* Your objective *
Your task is to output the listing word for word, with pictures excluded.

* Dataset section *
(begin)

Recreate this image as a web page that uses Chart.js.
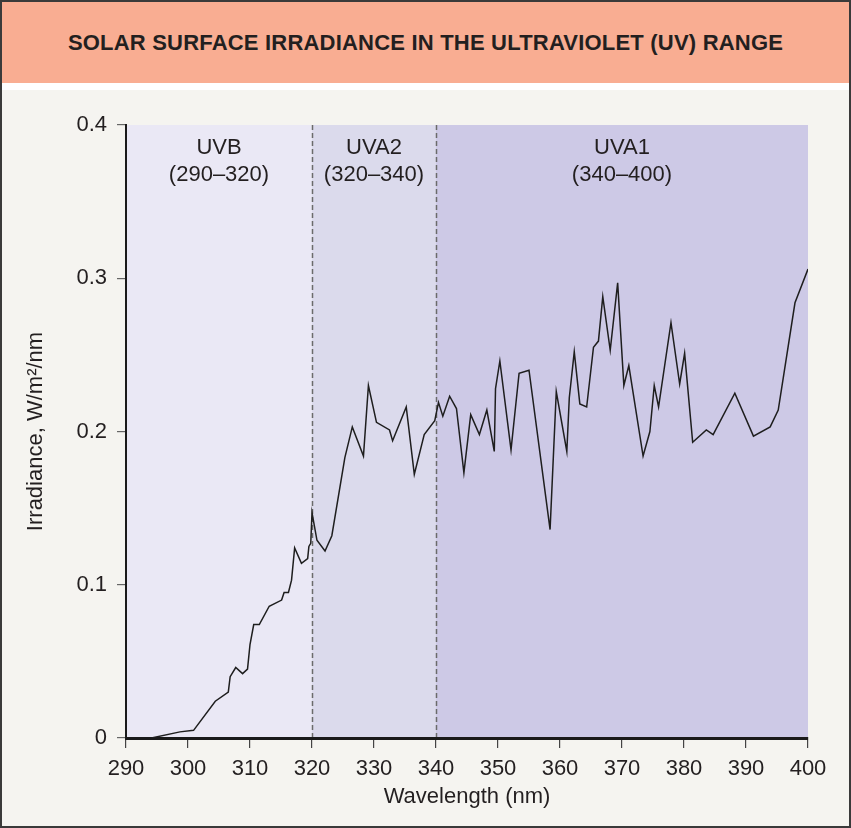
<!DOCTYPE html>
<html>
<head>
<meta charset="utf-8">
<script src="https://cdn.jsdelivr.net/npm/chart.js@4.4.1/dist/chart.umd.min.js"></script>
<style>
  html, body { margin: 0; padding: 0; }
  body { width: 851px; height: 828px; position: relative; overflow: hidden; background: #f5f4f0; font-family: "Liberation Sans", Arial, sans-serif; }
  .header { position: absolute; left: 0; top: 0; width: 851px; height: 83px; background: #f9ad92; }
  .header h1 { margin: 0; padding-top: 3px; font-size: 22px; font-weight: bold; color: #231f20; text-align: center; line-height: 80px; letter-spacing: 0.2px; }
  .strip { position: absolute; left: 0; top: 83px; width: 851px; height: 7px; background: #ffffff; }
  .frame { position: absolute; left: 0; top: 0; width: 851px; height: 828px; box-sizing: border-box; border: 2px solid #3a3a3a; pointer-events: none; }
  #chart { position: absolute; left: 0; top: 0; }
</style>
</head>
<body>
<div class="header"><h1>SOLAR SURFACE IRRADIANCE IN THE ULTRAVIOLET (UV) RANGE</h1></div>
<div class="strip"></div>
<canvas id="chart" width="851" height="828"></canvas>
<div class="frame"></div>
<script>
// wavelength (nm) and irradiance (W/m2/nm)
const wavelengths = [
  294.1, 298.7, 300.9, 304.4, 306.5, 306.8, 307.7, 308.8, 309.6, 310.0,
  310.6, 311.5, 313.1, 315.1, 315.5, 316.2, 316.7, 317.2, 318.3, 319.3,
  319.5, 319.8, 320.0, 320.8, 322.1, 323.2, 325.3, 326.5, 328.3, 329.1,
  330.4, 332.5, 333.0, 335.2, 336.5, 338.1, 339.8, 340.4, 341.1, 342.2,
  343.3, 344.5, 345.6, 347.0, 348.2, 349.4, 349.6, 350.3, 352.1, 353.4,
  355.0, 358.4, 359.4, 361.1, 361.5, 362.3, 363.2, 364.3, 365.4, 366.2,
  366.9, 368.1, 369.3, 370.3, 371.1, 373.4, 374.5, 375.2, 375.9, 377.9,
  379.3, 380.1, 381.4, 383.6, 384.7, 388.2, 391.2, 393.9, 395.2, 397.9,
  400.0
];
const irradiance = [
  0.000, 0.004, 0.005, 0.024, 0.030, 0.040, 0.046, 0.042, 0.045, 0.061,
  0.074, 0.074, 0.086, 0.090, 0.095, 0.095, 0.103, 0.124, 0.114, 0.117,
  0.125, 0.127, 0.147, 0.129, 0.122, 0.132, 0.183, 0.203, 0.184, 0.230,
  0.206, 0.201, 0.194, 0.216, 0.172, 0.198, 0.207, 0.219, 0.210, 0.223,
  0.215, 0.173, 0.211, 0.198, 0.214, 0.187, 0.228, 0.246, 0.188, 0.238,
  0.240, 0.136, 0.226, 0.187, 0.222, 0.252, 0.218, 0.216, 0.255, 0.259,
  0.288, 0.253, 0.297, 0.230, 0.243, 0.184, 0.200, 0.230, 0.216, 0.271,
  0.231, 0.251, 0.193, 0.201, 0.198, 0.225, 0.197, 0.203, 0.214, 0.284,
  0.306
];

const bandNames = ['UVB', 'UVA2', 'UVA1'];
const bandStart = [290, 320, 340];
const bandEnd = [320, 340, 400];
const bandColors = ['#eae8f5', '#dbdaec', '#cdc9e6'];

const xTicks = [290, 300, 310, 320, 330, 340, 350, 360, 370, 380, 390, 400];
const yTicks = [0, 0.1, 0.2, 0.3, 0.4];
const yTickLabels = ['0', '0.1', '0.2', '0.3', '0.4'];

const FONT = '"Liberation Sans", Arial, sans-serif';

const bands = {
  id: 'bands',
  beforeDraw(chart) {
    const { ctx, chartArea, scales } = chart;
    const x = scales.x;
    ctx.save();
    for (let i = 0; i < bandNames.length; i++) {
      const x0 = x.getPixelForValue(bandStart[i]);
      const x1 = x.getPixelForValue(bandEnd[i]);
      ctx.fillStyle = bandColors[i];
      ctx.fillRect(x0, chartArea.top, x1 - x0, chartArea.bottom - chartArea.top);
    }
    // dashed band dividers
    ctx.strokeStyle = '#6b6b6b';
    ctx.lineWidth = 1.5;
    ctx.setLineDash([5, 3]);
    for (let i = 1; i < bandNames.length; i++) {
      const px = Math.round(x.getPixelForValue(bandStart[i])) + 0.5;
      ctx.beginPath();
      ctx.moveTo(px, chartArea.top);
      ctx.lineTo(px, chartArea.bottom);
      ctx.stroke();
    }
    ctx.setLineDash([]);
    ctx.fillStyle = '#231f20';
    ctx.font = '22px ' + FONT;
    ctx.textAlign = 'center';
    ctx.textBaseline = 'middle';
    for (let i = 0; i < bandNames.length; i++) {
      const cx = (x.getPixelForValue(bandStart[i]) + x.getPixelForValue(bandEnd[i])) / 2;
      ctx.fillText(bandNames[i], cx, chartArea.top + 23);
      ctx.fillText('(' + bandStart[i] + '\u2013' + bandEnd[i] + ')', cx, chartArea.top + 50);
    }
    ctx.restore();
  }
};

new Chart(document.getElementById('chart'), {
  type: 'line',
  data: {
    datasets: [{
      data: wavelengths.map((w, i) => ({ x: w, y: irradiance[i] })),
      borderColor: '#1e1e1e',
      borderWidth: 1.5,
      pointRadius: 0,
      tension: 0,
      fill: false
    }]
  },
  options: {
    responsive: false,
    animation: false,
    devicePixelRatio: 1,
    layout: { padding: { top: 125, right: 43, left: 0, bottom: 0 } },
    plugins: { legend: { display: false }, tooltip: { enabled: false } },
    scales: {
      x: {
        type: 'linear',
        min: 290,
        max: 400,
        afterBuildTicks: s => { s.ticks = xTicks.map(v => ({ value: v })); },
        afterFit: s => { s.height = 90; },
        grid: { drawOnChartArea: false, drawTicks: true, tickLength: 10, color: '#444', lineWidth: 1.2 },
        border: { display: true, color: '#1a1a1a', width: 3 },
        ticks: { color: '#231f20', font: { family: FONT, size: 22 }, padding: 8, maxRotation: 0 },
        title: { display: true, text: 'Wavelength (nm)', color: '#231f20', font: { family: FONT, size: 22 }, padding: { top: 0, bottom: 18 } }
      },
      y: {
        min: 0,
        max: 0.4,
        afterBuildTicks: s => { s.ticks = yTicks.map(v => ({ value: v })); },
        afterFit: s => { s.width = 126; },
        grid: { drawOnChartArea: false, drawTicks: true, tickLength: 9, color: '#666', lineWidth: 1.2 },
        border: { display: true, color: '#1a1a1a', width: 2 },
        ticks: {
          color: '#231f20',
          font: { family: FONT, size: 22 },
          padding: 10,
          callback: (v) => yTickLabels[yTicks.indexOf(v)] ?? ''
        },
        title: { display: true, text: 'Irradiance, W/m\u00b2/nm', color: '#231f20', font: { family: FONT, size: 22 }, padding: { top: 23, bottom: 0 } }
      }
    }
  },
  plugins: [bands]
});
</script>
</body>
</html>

(end)

* Complete answer *
Recreate this image as a web page that uses Chart.js.
<!DOCTYPE html>
<html>
<head>
<meta charset="utf-8">
<script src="https://cdn.jsdelivr.net/npm/chart.js@4.4.1/dist/chart.umd.min.js"></script>
<style>
  html, body { margin: 0; padding: 0; }
  body { width: 851px; height: 828px; position: relative; overflow: hidden; background: #f5f4f0; font-family: "Liberation Sans", Arial, sans-serif; }
  .header { position: absolute; left: 0; top: 0; width: 851px; height: 83px; background: #f9ad92; }
  .header h1 { margin: 0; padding-top: 3px; font-size: 22px; font-weight: bold; color: #231f20; text-align: center; line-height: 80px; letter-spacing: 0.2px; }
  .strip { position: absolute; left: 0; top: 83px; width: 851px; height: 7px; background: #ffffff; }
  .frame { position: absolute; left: 0; top: 0; width: 851px; height: 828px; box-sizing: border-box; border: 2px solid #3a3a3a; pointer-events: none; }
  #chart { position: absolute; left: 0; top: 0; }
</style>
</head>
<body>
<div class="header"><h1>SOLAR SURFACE IRRADIANCE IN THE ULTRAVIOLET (UV) RANGE</h1></div>
<div class="strip"></div>
<canvas id="chart" width="851" height="828"></canvas>
<div class="frame"></div>
<script>
// wavelength (nm) and irradiance (W/m2/nm)
const wavelengths = [
  294.1, 298.7, 300.9, 304.4, 306.5, 306.8, 307.7, 308.8, 309.6, 310.0,
  310.6, 311.5, 313.1, 315.1, 315.5, 316.2, 316.7, 317.2, 318.3, 319.3,
  319.5, 319.8, 320.0, 320.8, 322.1, 323.2, 325.3, 326.5, 328.3, 329.1,
  330.4, 332.5, 333.0, 335.2, 336.5, 338.1, 339.8, 340.4, 341.1, 342.2,
  343.3, 344.5, 345.6, 347.0, 348.2, 349.4, 349.6, 350.3, 352.1, 353.4,
  355.0, 358.4, 359.4, 361.1, 361.5, 362.3, 363.2, 364.3, 365.4, 366.2,
  366.9, 368.1, 369.3, 370.3, 371.1, 373.4, 374.5, 375.2, 375.9, 377.9,
  379.3, 380.1, 381.4, 383.6, 384.7, 388.2, 391.2, 393.9, 395.2, 397.9,
  400.0
];
const irradiance = [
  0.000, 0.004, 0.005, 0.024, 0.030, 0.040, 0.046, 0.042, 0.045, 0.061,
  0.074, 0.074, 0.086, 0.090, 0.095, 0.095, 0.103, 0.124, 0.114, 0.117,
  0.125, 0.127, 0.147, 0.129, 0.122, 0.132, 0.183, 0.203, 0.184, 0.230,
  0.206, 0.201, 0.194, 0.216, 0.172, 0.198, 0.207, 0.219, 0.210, 0.223,
  0.215, 0.173, 0.211, 0.198, 0.214, 0.187, 0.228, 0.246, 0.188, 0.238,
  0.240, 0.136, 0.226, 0.187, 0.222, 0.252, 0.218, 0.216, 0.255, 0.259,
  0.288, 0.253, 0.297, 0.230, 0.243, 0.184, 0.200, 0.230, 0.216, 0.271,
  0.231, 0.251, 0.193, 0.201, 0.198, 0.225, 0.197, 0.203, 0.214, 0.284,
  0.306
];

const bandNames = ['UVB', 'UVA2', 'UVA1'];
const bandStart = [290, 320, 340];
const bandEnd = [320, 340, 400];
const bandColors = ['#eae8f5', '#dbdaec', '#cdc9e6'];

const xTicks = [290, 300, 310, 320, 330, 340, 350, 360, 370, 380, 390, 400];
const yTicks = [0, 0.1, 0.2, 0.3, 0.4];
const yTickLabels = ['0', '0.1', '0.2', '0.3', '0.4'];

const FONT = '"Liberation Sans", Arial, sans-serif';

const bands = {
  id: 'bands',
  beforeDraw(chart) {
    const { ctx, chartArea, scales } = chart;
    const x = scales.x;
    ctx.save();
    for (let i = 0; i < bandNames.length; i++) {
      const x0 = x.getPixelForValue(bandStart[i]);
      const x1 = x.getPixelForValue(bandEnd[i]);
      ctx.fillStyle = bandColors[i];
      ctx.fillRect(x0, chartArea.top, x1 - x0, chartArea.bottom - chartArea.top);
    }
    // dashed band dividers
    ctx.strokeStyle = '#6b6b6b';
    ctx.lineWidth = 1.5;
    ctx.setLineDash([5, 3]);
    for (let i = 1; i < bandNames.length; i++) {
      const px = Math.round(x.getPixelForValue(bandStart[i])) + 0.5;
      ctx.beginPath();
      ctx.moveTo(px, chartArea.top);
      ctx.lineTo(px, chartArea.bottom);
      ctx.stroke();
    }
    ctx.setLineDash([]);
    ctx.fillStyle = '#231f20';
    ctx.font = '22px ' + FONT;
    ctx.textAlign = 'center';
    ctx.textBaseline = 'middle';
    for (let i = 0; i < bandNames.length; i++) {
      const cx = (x.getPixelForValue(bandStart[i]) + x.getPixelForValue(bandEnd[i])) / 2;
      ctx.fillText(bandNames[i], cx, chartArea.top + 23);
      ctx.fillText('(' + bandStart[i] + '\u2013' + bandEnd[i] + ')', cx, chartArea.top + 50);
    }
    ctx.restore();
  }
};

new Chart(document.getElementById('chart'), {
  type: 'line',
  data: {
    datasets: [{
      data: wavelengths.map((w, i) => ({ x: w, y: irradiance[i] })),
      borderColor: '#1e1e1e',
      borderWidth: 1.5,
      pointRadius: 0,
      tension: 0,
      fill: false
    }]
  },
  options: {
    responsive: false,
    animation: false,
    devicePixelRatio: 1,
    layout: { padding: { top: 125, right: 43, left: 0, bottom: 0 } },
    plugins: { legend: { display: false }, tooltip: { enabled: false } },
    scales: {
      x: {
        type: 'linear',
        min: 290,
        max: 400,
        afterBuildTicks: s => { s.ticks = xTicks.map(v => ({ value: v })); },
        afterFit: s => { s.height = 90; },
        grid: { drawOnChartArea: false, drawTicks: true, tickLength: 10, color: '#444', lineWidth: 1.2 },
        border: { display: true, color: '#1a1a1a', width: 3 },
        ticks: { color: '#231f20', font: { family: FONT, size: 22 }, padding: 8, maxRotation: 0 },
        title: { display: true, text: 'Wavelength (nm)', color: '#231f20', font: { family: FONT, size: 22 }, padding: { top: 0, bottom: 18 } }
      },
      y: {
        min: 0,
        max: 0.4,
        afterBuildTicks: s => { s.ticks = yTicks.map(v => ({ value: v })); },
        afterFit: s => { s.width = 126; },
        grid: { drawOnChartArea: false, drawTicks: true, tickLength: 9, color: '#666', lineWidth: 1.2 },
        border: { display: true, color: '#1a1a1a', width: 2 },
        ticks: {
          color: '#231f20',
          font: { family: FONT, size: 22 },
          padding: 10,
          callback: (v) => yTickLabels[yTicks.indexOf(v)] ?? ''
        },
        title: { display: true, text: 'Irradiance, W/m\u00b2/nm', color: '#231f20', font: { family: FONT, size: 22 }, padding: { top: 23, bottom: 0 } }
      }
    }
  },
  plugins: [bands]
});
</script>
</body>
</html>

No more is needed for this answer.